O mais provável é que seja algo mais simbólico a questão da música, como a arte, a cultura, faz bem a sociedade, em meios onde políticos e líderes alienam a sociedade para que a mesma não pense demais. Nesse sentido, usar o recurso da música como algo que faz as pessoas se unirem e enxergarem a realidade como ela é, acaba sendo efetivo. Nós aqui no Brasil passamos por uma ditadura e a música em sua época era algo que vivia tentando se rebelar contra a opressão. Faz sentido.
Considerações finais
Não tenho qualquer dúvida que 20th Century Boys está no meu Top 10 de melhores mangás que já tive o prazer de ler até sua conclusão. Não cheguei a conhecê-lo no ápice de sua publicação, o que certamente deveria ter deixado os leitores malucos querendo saber o que aconteceria em seguida, porém fico feliz de ter conseguido acompanhá-lo agora e nunca ter tomado nenhum spoiler. Algo que também me esforcei para fazer aqui neste texto e incentivar quem nunca conheceu a obra a ir atrás e conhcê-la.
Urasawa faz um trabalho incrível com os personagens, seu traço é fantástico, ainda que eu tenha tido um problema para relacionar alguns rostos de personagens quando crianças e quando adultos. Um são mais evidentes, outros nem tanto. Mas toda a arte do artista é inegavelmente excelente.
O roteiro parece durar mais do que necessariamente precisaria. Não gosto de descobrir um grande segredo da série tão cedo, ainda com todo um terceiro ato que viria a ser desenvolvido. Isso certamente tirou um pouco da tensão do ato final. Mas ainda assim é uma história que satisfaz o leitor, sem ficar enfadonha ou problemática demais.
Talvez a brincadeira com o mundo da realidade virtual destoe um pouco do restante da narrativa. A primeira vez que esse elemento é usado até é interessante, mais seu retorno mais próximo ao fim soa como desnecessário em certa medida.

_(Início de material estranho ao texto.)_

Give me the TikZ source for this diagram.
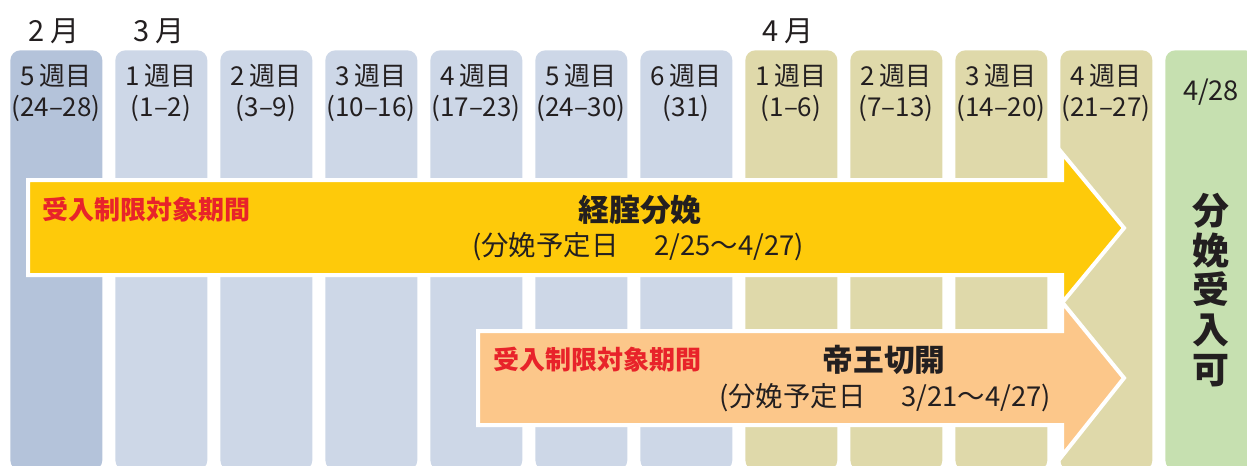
\documentclass[tikz,border=0pt]{standalone}
\usepackage{fontspec}
\setmainfont{Noto Sans CJK JP}
\usepackage{tikz}
\usetikzlibrary{positioning}
\definecolor{febcolor}{RGB}{180,195,218}
\definecolor{marcolor}{RGB}{205,215,231}
\definecolor{aprcolor}{RGB}{223,217,170}
\definecolor{okcolor}{RGB}{198,224,176}
\definecolor{vagcolor}{RGB}{254,202,10}
\definecolor{csecolor}{RGB}{252,199,138}
\definecolor{limitcolor}{RGB}{232,35,42}
\definecolor{inkcolor}{RGB}{35,31,32}

\begin{document}
\begin{tikzpicture}[
    x=0.02cm, y=-0.02cm,
    weekcol/.style={anchor=north west, minimum width=1.84cm, minimum height=8.4cm, rounded corners=0.2cm, inner sep=0pt},
    monthlabel/.style={font=\fontsize{16.5}{18}\selectfont, text=inkcolor, inner sep=0pt},
    weeklabel/.style={font=\fontsize{14.8}{18}\selectfont, align=center, text=inkcolor, inner sep=0pt},
    limitlabel/.style={anchor=west, font=\fontsize{14.8}{16}\selectfont\bfseries, text=limitcolor, inner sep=0pt},
    kindlabel/.style={font=\fontsize{17.5}{20}\selectfont\bfseries, text=inkcolor, inner sep=0pt},
    duelabel/.style={font=\fontsize{15.6}{17}\selectfont, text=inkcolor, inner sep=0pt},
    band/.style={draw=white, line width=0.08cm, line join=miter}
]
    \useasboundingbox (0,0) rectangle (1247,466);
    \clip (0,0) rectangle (1247,466);

    % Months
    \node[monthlabel] (feb) at (54,31) {2 月};
    \node[monthlabel] (mar) at (159,31) {3 月};
    \node[monthlabel] (apr) at (788,31) {4 月};

    % Week columns
    \node[weekcol, fill=febcolor] (w1) at (10,50) {};
    \node[weekcol, fill=marcolor] (w2) at (115,50) {};
    \node[weekcol, fill=marcolor] (w3) at (220,50) {};
    \node[weekcol, fill=marcolor] (w4) at (325,50) {};
    \node[weekcol, fill=marcolor] (w5) at (430,50) {};
    \node[weekcol, fill=marcolor] (w6) at (535,50) {};
    \node[weekcol, fill=marcolor] (w7) at (640,50) {};
    \node[weekcol, fill=aprcolor] (w8) at (745,50) {};
    \node[weekcol, fill=aprcolor] (w9) at (850,50) {};
    \node[weekcol, fill=aprcolor] (w10) at (955,50) {};
    \node[weekcol, fill=aprcolor] (w11) at (1060,50) {};
    \node[weekcol, fill=okcolor, minimum width=1.8cm] (ok) at (1165,50) {};

    % Week labels
    \node[weeklabel] (t1) at (56,93) {5\,週目\\(24–28)};
    \node[weeklabel] (t2) at (161,93) {1\,週目\\(1–2)};
    \node[weeklabel] (t3) at (266,93) {2\,週目\\(3–9)};
    \node[weeklabel] (t4) at (371,93) {3\,週目\\(10–16)};
    \node[weeklabel] (t5) at (476,93) {4\,週目\\(17–23)};
    \node[weeklabel] (t6) at (581,93) {5\,週目\\(24–30)};
    \node[weeklabel] (t7) at (686,93) {6\,週目\\(31)};
    \node[weeklabel] (t8) at (791,93) {1\,週目\\(1–6)};
    \node[weeklabel] (t9) at (896,93) {2\,週目\\(7–13)};
    \node[weeklabel] (t10) at (1001,93) {3\,週目\\(14–20)};
    \node[weeklabel] (t11) at (1106,93) {4\,週目\\(21–27)};
    \node[weeklabel, font=\fontsize{15.5}{17}\selectfont] (okdate) at (1211,92) {4/28};
    \node[weeklabel, font=\fontsize{21}{22.7}\selectfont\bfseries] (oktext) at (1211,290) {分\\娩\\受\\入\\可};

    % Vaginal delivery band
    \filldraw[band, fill=vagcolor] (28,180) -- (1062,180) -- (1062,153) -- (1124,228)
        -- (1062,303) -- (1062,275) -- (28,275) -- cycle;
    \node[limitlabel] (vaglimit) at (42,210) {受入制限対象期間};
    \node[kindlabel] (vag) at (640,210) {経腟分娩};
    \node[duelabel] (vagdue) at (638,247) {(分娩予定日\hspace{1.3em}2/25～4/27)};

    % Caesarean band
    \filldraw[band, fill=csecolor] (478,331) -- (1062,331) -- (1062,302) -- (1124,378)
        -- (1062,456) -- (1062,425) -- (478,425) -- cycle;
    \node[limitlabel] (cselimit) at (493,360) {受入制限対象期間};
    \node[kindlabel] (cse) at (884,360) {帝王切開};
    \node[duelabel] (csedue) at (885,398) {(分娩予定日\hspace{1.3em}3/21～4/27)};
\end{tikzpicture}
\end{document}
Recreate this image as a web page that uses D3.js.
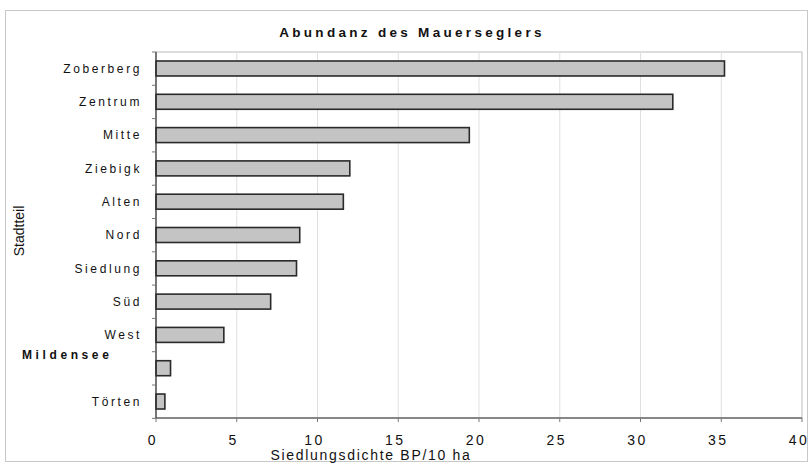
<!DOCTYPE html>
<html>
<head>
<meta charset="utf-8">
<script src="https://cdn.jsdelivr.net/npm/d3@7"></script>
<style>
  body { margin: 0; background: #fff; }
  text { font-family: "Liberation Sans", Arial, sans-serif; fill: #111; }
</style>
</head>
<body>
<svg id="chart" width="812" height="465"></svg>
<script>
const districts = ["Zoberberg", "Zentrum", "Mitte", "Ziebigk", "Alten", "Nord", "Siedlung", "Süd", "West", "Mildensee", "Törten"];
const density = [35.2, 32.0, 19.4, 12.0, 11.6, 8.9, 8.7, 7.1, 4.2, 0.9, 0.55];
const xTicks = [0, 5, 10, 15, 20, 25, 30, 35, 40];

const svg = d3.select("#chart");
const margin = { top: 52, right: 10, bottom: 47, left: 156 };
const width = 802 - margin.left;
const height = 418 - margin.top;

// outer frame
svg.append("rect")
  .attr("x", 5.5).attr("y", 10.5)
  .attr("width", 802).attr("height", 451)
  .attr("fill", "none").attr("stroke", "#c8c8c8");

const g = svg.append("g").attr("transform", `translate(${margin.left},${margin.top})`);

const x = d3.scaleLinear().domain([0, 40]).range([0, width]);
const y = d3.scaleBand().domain(districts).range([0, height]).paddingInner(0.55).paddingOuter(0.27);

// plot frame + gridlines
g.append("rect")
  .attr("width", width).attr("height", height)
  .attr("fill", "none").attr("stroke", "#bbb");

g.selectAll("line.grid")
  .data(xTicks.slice(1, -1))
  .join("line")
  .attr("class", "grid")
  .attr("x1", d => x(d)).attr("x2", d => x(d))
  .attr("y1", 0).attr("y2", height)
  .attr("stroke", "#e0e0e0");

// bars
g.selectAll("rect.bar")
  .data(districts.map((d, i) => ({ name: d, value: density[i] })))
  .join("rect")
  .attr("class", "bar")
  .attr("x", 0)
  .attr("y", d => y(d.name))
  .attr("width", d => x(d.value))
  .attr("height", y.bandwidth())
  .attr("fill", "#c4c4c4")
  .attr("stroke", "#2a2a2a")
  .attr("stroke-width", 1.6);

// axes lines
g.append("line").attr("x1", 0).attr("x2", 0).attr("y1", 0).attr("y2", height)
  .attr("stroke", "#333").attr("stroke-width", 1.2);
g.append("line").attr("x1", 0).attr("x2", width).attr("y1", height).attr("y2", height)
  .attr("stroke", "#333").attr("stroke-width", 1.2);

// y tick marks between categories
const step = y.step();
g.selectAll("line.ytick")
  .data(d3.range(districts.length + 1))
  .join("line")
  .attr("class", "ytick")
  .attr("x1", -4).attr("x2", 0)
  .attr("y1", i => i * step).attr("y2", i => i * step)
  .attr("stroke", "#777");

// x tick marks
g.selectAll("line.xtick")
  .data(xTicks)
  .join("line")
  .attr("class", "xtick")
  .attr("x1", d => x(d)).attr("x2", d => x(d))
  .attr("y1", height).attr("y2", height + 4)
  .attr("stroke", "#777");

// x tick labels
g.selectAll("text.xlab")
  .data(xTicks)
  .join("text")
  .attr("class", "xlab")
  .attr("x", d => x(d) - 3)
  .attr("y", height + 27)
  .attr("text-anchor", "middle")
  .style("font-size", "14px")
  .style("letter-spacing", "2.5px")
  .text(d => d);

// category labels
g.selectAll("text.ylab")
  .data(districts)
  .join("text")
  .attr("class", "ylab")
  .attr("x", d => d === "Mildensee" ? 22 - margin.left : -14)
  .attr("y", d => y(d) + y.bandwidth() / 2 - (d === "Mildensee" ? 13 : 0))
  .attr("dy", "0.35em")
  .attr("text-anchor", d => d === "Mildensee" ? "start" : "end")
  .style("font-size", "12px")
  .style("font-weight", d => d === "Mildensee" ? "bold" : "normal")
  .style("letter-spacing", d => d === "Mildensee" ? "3.6px" : "2.6px")
  .text(d => d);

// title
svg.append("text")
  .attr("x", 412).attr("y", 37)
  .attr("text-anchor", "middle")
  .style("font-size", "13.5px")
  .style("font-weight", "bold")
  .style("letter-spacing", "3.3px")
  .text("Abundanz des Mauerseglers");

// x axis title
svg.append("text")
  .attr("x", 371).attr("y", 460)
  .attr("text-anchor", "middle")
  .style("font-size", "14px")
  .style("letter-spacing", "1.7px")
  .text("Siedlungsdichte BP/10 ha");

// y axis title
svg.append("text")
  .attr("transform", "translate(24,231) rotate(-90)")
  .attr("text-anchor", "middle")
  .style("font-size", "14px")
  .text("Stadtteil");
</script>
</body>
</html>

Dá para dizer que 20th Century Boys é uma obra impressionante, seja na hora de trabalhar os suspenses ou com os elementos de ficção científica. Há bons personagens e o autor tem grande coragem ao destrinchar uma cronologia que coloca uma vida inteira de diversos personagens como palco central da trama. É um mangá muito bem fechadinho, destes que não se encontra facilmente por aí.